▸ **What is being asked**
Below are records; reproduce exactly the lines from the one that has "Convert this diagram to TikZ code." through the one that has "(ch12) at (883,53)", ends included, and nothing more.

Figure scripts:
┄┄┄┄┄┄
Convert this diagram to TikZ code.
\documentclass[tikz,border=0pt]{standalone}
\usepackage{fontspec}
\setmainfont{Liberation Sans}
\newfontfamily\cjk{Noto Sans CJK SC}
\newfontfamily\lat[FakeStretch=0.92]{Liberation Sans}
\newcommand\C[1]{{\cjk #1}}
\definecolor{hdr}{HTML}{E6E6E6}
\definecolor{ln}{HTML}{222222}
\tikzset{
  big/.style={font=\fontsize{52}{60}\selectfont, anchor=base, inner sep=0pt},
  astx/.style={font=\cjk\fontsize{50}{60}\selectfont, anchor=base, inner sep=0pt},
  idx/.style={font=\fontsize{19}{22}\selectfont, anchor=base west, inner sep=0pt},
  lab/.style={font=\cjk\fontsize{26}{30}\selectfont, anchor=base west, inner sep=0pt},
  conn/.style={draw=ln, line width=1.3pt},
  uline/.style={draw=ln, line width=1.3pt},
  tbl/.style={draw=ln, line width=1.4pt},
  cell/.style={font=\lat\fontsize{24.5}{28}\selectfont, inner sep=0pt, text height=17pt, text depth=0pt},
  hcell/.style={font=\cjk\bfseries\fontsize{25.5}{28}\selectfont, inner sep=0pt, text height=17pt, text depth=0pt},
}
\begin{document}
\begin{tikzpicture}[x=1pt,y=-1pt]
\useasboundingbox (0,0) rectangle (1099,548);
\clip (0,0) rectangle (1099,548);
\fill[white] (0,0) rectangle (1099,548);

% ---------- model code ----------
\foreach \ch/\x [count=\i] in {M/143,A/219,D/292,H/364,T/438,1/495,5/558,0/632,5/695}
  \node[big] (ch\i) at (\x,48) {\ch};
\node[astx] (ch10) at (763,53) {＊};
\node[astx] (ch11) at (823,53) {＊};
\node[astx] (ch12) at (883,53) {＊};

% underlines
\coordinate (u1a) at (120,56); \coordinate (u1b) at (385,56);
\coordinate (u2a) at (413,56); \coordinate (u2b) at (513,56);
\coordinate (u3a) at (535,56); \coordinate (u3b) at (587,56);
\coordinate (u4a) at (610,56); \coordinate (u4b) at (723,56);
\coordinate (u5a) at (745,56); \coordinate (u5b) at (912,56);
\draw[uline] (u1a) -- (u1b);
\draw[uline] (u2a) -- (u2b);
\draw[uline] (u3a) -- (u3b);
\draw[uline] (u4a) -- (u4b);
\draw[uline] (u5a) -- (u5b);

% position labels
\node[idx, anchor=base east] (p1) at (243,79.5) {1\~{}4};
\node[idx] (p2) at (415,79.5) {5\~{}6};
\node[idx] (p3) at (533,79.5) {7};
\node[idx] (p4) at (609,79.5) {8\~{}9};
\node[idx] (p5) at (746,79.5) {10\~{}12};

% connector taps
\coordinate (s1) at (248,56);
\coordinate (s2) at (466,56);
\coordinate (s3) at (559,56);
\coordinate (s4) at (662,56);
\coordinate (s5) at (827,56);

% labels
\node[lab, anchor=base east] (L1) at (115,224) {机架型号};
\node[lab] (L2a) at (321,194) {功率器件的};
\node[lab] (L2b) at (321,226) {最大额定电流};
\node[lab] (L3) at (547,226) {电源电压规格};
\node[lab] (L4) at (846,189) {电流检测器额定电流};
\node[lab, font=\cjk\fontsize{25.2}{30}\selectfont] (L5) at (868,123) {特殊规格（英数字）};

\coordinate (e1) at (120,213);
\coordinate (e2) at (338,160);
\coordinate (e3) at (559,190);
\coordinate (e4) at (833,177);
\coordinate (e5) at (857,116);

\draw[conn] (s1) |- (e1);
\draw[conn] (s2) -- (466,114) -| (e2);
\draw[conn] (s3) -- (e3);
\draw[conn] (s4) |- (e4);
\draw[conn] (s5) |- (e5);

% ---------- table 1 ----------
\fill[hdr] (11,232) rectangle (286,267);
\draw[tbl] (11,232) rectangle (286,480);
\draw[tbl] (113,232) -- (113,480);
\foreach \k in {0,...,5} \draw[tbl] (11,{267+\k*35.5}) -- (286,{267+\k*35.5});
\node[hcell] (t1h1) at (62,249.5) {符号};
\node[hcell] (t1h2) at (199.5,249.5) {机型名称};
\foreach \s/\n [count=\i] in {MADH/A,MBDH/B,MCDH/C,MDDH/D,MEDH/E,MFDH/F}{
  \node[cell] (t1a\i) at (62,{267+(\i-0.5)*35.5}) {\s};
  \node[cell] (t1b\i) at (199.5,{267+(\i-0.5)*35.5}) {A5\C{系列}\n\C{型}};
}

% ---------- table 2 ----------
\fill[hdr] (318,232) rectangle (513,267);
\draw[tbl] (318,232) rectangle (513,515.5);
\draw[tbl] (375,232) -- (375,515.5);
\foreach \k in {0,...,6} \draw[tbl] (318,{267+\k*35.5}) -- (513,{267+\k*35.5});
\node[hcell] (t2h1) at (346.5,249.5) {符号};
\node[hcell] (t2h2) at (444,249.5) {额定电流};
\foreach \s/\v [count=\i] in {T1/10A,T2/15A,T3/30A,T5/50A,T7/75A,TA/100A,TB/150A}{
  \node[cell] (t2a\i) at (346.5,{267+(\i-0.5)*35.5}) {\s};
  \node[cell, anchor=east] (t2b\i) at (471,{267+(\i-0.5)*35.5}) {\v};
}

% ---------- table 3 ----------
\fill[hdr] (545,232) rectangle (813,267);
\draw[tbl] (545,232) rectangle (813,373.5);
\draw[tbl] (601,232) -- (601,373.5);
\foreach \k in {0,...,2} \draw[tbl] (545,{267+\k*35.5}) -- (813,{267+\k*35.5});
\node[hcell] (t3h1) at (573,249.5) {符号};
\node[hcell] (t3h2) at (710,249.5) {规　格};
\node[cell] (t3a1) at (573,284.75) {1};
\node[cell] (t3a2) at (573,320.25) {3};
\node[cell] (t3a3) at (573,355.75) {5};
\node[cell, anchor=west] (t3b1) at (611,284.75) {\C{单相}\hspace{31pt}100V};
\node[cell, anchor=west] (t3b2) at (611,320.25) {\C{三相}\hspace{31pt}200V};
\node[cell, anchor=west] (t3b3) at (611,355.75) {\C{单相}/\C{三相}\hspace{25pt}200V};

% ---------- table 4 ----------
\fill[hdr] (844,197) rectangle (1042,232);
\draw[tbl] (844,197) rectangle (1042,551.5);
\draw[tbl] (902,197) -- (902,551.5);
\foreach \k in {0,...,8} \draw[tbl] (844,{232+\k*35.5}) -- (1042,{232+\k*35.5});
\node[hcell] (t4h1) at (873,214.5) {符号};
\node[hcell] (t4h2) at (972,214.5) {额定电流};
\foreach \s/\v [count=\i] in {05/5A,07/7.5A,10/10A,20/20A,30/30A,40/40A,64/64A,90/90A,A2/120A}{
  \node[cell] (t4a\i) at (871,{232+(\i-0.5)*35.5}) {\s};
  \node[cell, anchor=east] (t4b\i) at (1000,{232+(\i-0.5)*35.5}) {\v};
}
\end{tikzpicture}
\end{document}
┄┄┄┄┄┄
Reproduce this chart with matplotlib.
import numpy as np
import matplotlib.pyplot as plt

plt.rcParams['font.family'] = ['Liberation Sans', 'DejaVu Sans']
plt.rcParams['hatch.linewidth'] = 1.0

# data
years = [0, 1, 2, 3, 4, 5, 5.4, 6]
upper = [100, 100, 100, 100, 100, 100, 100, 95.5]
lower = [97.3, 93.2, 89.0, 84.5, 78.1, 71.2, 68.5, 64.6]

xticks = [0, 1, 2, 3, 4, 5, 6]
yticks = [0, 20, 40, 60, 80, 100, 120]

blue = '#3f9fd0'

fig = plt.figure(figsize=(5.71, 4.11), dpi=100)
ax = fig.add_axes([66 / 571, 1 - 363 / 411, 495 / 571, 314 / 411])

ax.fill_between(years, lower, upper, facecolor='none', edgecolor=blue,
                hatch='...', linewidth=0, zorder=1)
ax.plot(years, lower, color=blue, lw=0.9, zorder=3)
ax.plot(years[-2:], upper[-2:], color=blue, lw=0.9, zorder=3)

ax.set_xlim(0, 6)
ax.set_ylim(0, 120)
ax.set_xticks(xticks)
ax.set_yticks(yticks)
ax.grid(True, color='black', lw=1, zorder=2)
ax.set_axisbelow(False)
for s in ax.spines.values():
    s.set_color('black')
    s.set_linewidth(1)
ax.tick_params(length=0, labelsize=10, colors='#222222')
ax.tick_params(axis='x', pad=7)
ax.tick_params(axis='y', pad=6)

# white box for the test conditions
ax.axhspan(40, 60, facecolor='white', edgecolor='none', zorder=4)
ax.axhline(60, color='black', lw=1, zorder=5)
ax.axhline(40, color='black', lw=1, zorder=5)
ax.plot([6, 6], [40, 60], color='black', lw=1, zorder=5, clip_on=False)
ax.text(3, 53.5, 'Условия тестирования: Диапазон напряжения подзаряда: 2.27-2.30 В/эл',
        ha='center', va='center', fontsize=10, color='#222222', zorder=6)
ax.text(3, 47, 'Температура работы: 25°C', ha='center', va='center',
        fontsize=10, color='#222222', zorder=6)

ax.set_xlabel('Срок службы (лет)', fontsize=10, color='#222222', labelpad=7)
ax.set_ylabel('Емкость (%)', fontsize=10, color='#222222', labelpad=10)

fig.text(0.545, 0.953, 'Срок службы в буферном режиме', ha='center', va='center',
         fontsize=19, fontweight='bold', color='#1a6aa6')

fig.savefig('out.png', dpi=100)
┄┄┄┄┄┄
▸ **Result of the task**
Convert this diagram to TikZ code.
\documentclass[tikz,border=0pt]{standalone}
\usepackage{fontspec}
\setmainfont{Liberation Sans}
\newfontfamily\cjk{Noto Sans CJK SC}
\newfontfamily\lat[FakeStretch=0.92]{Liberation Sans}
\newcommand\C[1]{{\cjk #1}}
\definecolor{hdr}{HTML}{E6E6E6}
\definecolor{ln}{HTML}{222222}
\tikzset{
  big/.style={font=\fontsize{52}{60}\selectfont, anchor=base, inner sep=0pt},
  astx/.style={font=\cjk\fontsize{50}{60}\selectfont, anchor=base, inner sep=0pt},
  idx/.style={font=\fontsize{19}{22}\selectfont, anchor=base west, inner sep=0pt},
  lab/.style={font=\cjk\fontsize{26}{30}\selectfont, anchor=base west, inner sep=0pt},
  conn/.style={draw=ln, line width=1.3pt},
  uline/.style={draw=ln, line width=1.3pt},
  tbl/.style={draw=ln, line width=1.4pt},
  cell/.style={font=\lat\fontsize{24.5}{28}\selectfont, inner sep=0pt, text height=17pt, text depth=0pt},
  hcell/.style={font=\cjk\bfseries\fontsize{25.5}{28}\selectfont, inner sep=0pt, text height=17pt, text depth=0pt},
}
\begin{document}
\begin{tikzpicture}[x=1pt,y=-1pt]
\useasboundingbox (0,0) rectangle (1099,548);
\clip (0,0) rectangle (1099,548);
\fill[white] (0,0) rectangle (1099,548);

% ---------- model code ----------
\foreach \ch/\x [count=\i] in {M/143,A/219,D/292,H/364,T/438,1/495,5/558,0/632,5/695}
  \node[big] (ch\i) at (\x,48) {\ch};
\node[astx] (ch10) at (763,53) {＊};
\node[astx] (ch11) at (823,53) {＊};
\node[astx] (ch12) at (883,53) {＊};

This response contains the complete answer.